Małżeństwo nie zawsze bywa dobrze dobrane i kolorowe. Często okazuje się, że tylko w naszej głowie istniały piękne wyobrażenia o przyszłym związku. Natomiast rzeczywistość przyniosła głównie rozczarowania. Okazało się, że zamiast dobrze poznać drugą osobę i racjonalnie ocenić sytuację, zaufałyśmy własnej nadziei na dobry dalszy rozwój małżeństwa. Druga strona okazała się natomiast zupełnie odległa od naszych wyobrażeń. Związek, o którym marzyłyśmy całe życie nie spełnił naszych podstawowych oczekiwań.
Smutek jako dominujące uczucie
Nieudane małżeństwo jest dla kobiety dużym obciążeniem psychicznym. Poświęca on większość swojej energii na jego budowanie. Jeśli druga strona nie odpowiada tym samym, kobiecie pozostaje tylko głęboki żal i smutek. Może nawet bardziej do siebie niż drugiej osoby. Jest rozczarowana własnym złym wyborem, niewłaściwą oceną sytuacji przedślubnej, brakiem perspektywy na przyszłość.
Nie jestem kochana
Według naszego rozumienia miłości nie jesteśmy kochane. Związałyśmy się bowiem z osobą, która nie darzy nas miłością jakiej potrzebujemy do szczęścia i dobrego samopoczucia. Miłość uskrzydla, jej brak prowadzi do apatii i depresji. Nie możemy zmienić tej sytuacji, bo nie możemy zmienić drugiej osoby, a zmiana tylko siebie również nie wpłynie na poprawę sytuacji, w której się znalazłyśmy.

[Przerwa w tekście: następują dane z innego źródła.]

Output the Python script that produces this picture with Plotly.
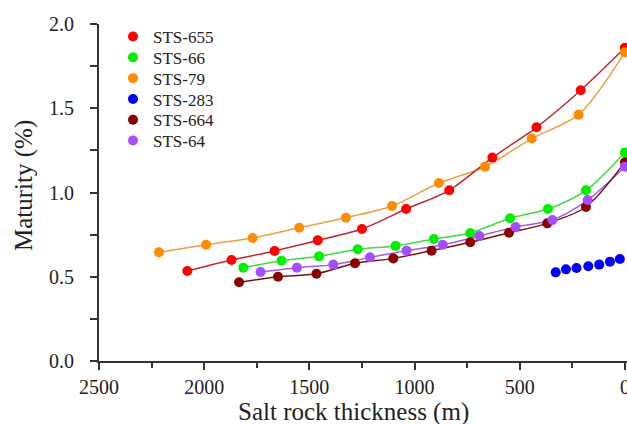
import plotly.graph_objects as go

# ---- data ----
names = ["STS-655", "STS-66", "STS-79", "STS-283", "STS-664", "STS-64"]

x_655 = [2080, 1870, 1665, 1460, 1250, 1040, 835, 630, 420, 210, 0]
y_655 = [0.534, 0.599, 0.653, 0.716, 0.783, 0.902, 1.013, 1.207, 1.387, 1.607, 1.859]

x_66 = [1814, 1632, 1454, 1270, 1090, 908, 735, 546, 366, 185, 0]
y_66 = [0.554, 0.595, 0.621, 0.663, 0.683, 0.724, 0.760, 0.847, 0.902, 1.013, 1.238]

x_79 = [2215, 1991, 1770, 1548, 1326, 1107, 884, 665, 443, 220, 0]
y_79 = [0.645, 0.690, 0.730, 0.791, 0.850, 0.920, 1.056, 1.153, 1.320, 1.462, 1.832]

x_283 = [329, 280, 230, 174, 122, 71, 24, -25]
y_283 = [0.526, 0.544, 0.552, 0.562, 0.572, 0.589, 0.605, 0.620]

x_664 = [1834, 1649, 1466, 1283, 1101, 919, 735, 551, 369, 185, 0]
y_664 = [0.467, 0.500, 0.518, 0.580, 0.609, 0.655, 0.705, 0.761, 0.817, 0.914, 1.180]

x_64 = [1732, 1559, 1386, 1212, 1038, 866, 692, 520, 345, 177, 0]
y_64 = [0.528, 0.554, 0.572, 0.615, 0.655, 0.690, 0.742, 0.795, 0.837, 0.955, 1.153]

x_ticks = [2500, 2000, 1500, 1000, 500, 0]
y_ticks = [0.0, 0.5, 1.0, 1.5, 2.0]
y_ticklabels = ["0.0", "0.5", "1.0", "1.5", "2.0"]

series = {
    "STS-655": (x_655, y_655),
    "STS-66": (x_66, y_66),
    "STS-79": (x_79, y_79),
    "STS-283": (x_283, y_283),
    "STS-664": (x_664, y_664),
    "STS-64": (x_64, y_64),
}

marker_colors = {
    "STS-655": "#ff0000",
    "STS-66": "#00f000",
    "STS-79": "#ff8c00",
    "STS-283": "#0000ff",
    "STS-664": "#8b0000",
    "STS-64": "#a64dff",
}
line_colors = {
    "STS-655": "#c0282e",
    "STS-66": "#3ddc3d",
    "STS-79": "#eea040",
    "STS-283": None,
    "STS-664": "#7a1010",
    "STS-64": "#a060e0",
}

FONT = "Liberation Serif, Times New Roman, serif"
AXC = "#333333"
TXT = "#222222"

# plot area in pixels
L, R, T, B = 99, 627, 24, 361
W, H = 627, 424

fig = go.Figure()

# fitted curves (no legend)
for n in ["STS-79", "STS-655", "STS-66", "STS-64", "STS-664"]:
    xs, ys = series[n]
    fig.add_trace(go.Scatter(
        x=xs, y=ys, mode="lines",
        line=dict(color=line_colors[n], width=1.5, shape="spline", smoothing=0.8),
        showlegend=False, hoverinfo="skip", cliponaxis=False,
    ))

# points; each legend entry in its own legend box so the row spacing matches
legend_layout = {}
for i, n in enumerate(names):
    key = "legend" if i == 0 else f"legend{i + 1}"
    xs, ys = series[n]
    fig.add_trace(go.Scatter(
        x=xs, y=ys, mode="markers", name=n, legend=key,
        marker=dict(color=marker_colors[n], size=10, line=dict(width=0)),
        cliponaxis=False,
    ))
    cy = 37 + i * 20.8  # row centre in pixels
    legend_layout[key] = dict(
        x=(113 - L) / (R - L), y=(B - cy) / (B - T),
        xanchor="left", yanchor="middle",
        bgcolor="rgba(0,0,0,0)", borderwidth=0,
        font=dict(family=FONT, size=17, color=TXT),
    )

fig.update_layout(
    width=W, height=H,
    margin=dict(l=L, r=W - R, t=T, b=H - B, autoexpand=False),
    paper_bgcolor="white", plot_bgcolor="white",
    font=dict(family=FONT, color=TXT, size=16),
    showlegend=True,
    xaxis=dict(
        range=[2500, -10], tickvals=x_ticks, automargin=False,
        ticklabeloverflow="allow",
        showgrid=False, zeroline=False,
        showline=True, linecolor=AXC, linewidth=2,
        ticks="outside", ticklen=7, tickwidth=2, tickcolor=AXC,
        minor=dict(dtick=250, tick0=0, ticks="outside", ticklen=5, tickwidth=2, tickcolor=AXC, showgrid=False),
        tickfont=dict(family=FONT, size=20, color=TXT),
    ),
    yaxis=dict(
        range=[0, 2.0], tickvals=y_ticks, ticktext=y_ticklabels, automargin=False,
        ticklabeloverflow="allow",
        showgrid=False, zeroline=False,
        showline=True, linecolor=AXC, linewidth=2,
        ticks="outside", ticklen=7, tickwidth=2, tickcolor=AXC,
        minor=dict(dtick=0.25, tick0=0, ticks="outside", ticklen=7, tickwidth=2, tickcolor=AXC, showgrid=False),
        tickfont=dict(family=FONT, size=20, color=TXT),
        ticklabelstandoff=12,
    ),
    annotations=[
        dict(text="Salt rock thickness (m)", xref="paper", yref="paper",
             x=(353 - L) / (R - L), y=(B - 412) / (B - T), xanchor="center", yanchor="middle",
             showarrow=False, font=dict(family=FONT, size=25, color=TXT)),
        dict(text="Maturity (%)", xref="paper", yref="paper",
             x=(24 - L) / (R - L), y=(B - 186) / (B - T), xanchor="center", yanchor="middle",
             textangle=-90, showarrow=False, font=dict(family=FONT, size=25, color=TXT)),
    ],
    **legend_layout,
)

fig.write_html(
    "out.html",
    config={"displayModeBar": False},
    post_script="document.body.style.margin='0px';document.body.style.overflow='hidden';",
)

W pułapce własnych wyobrażeń
Uwiodły nas własne dobre myśli o małżeństwie. Teraz nie ma odwrotu. Jesteśmy zamknięte w klatce, którą same dla siebie przygotowałyśmy. Trudność oddzielenia rzeczywistości od marzeń przynosi nam być może jedną z największych i najtrudniejszych negatywnych konsekwencji złych życiowych wyborów. Nasze serce jest pogrążone w smutku i sytuacji bez wyjścia. Nie oszukamy własnego serca, choćby inni zapewniali nas, że tak trzeba.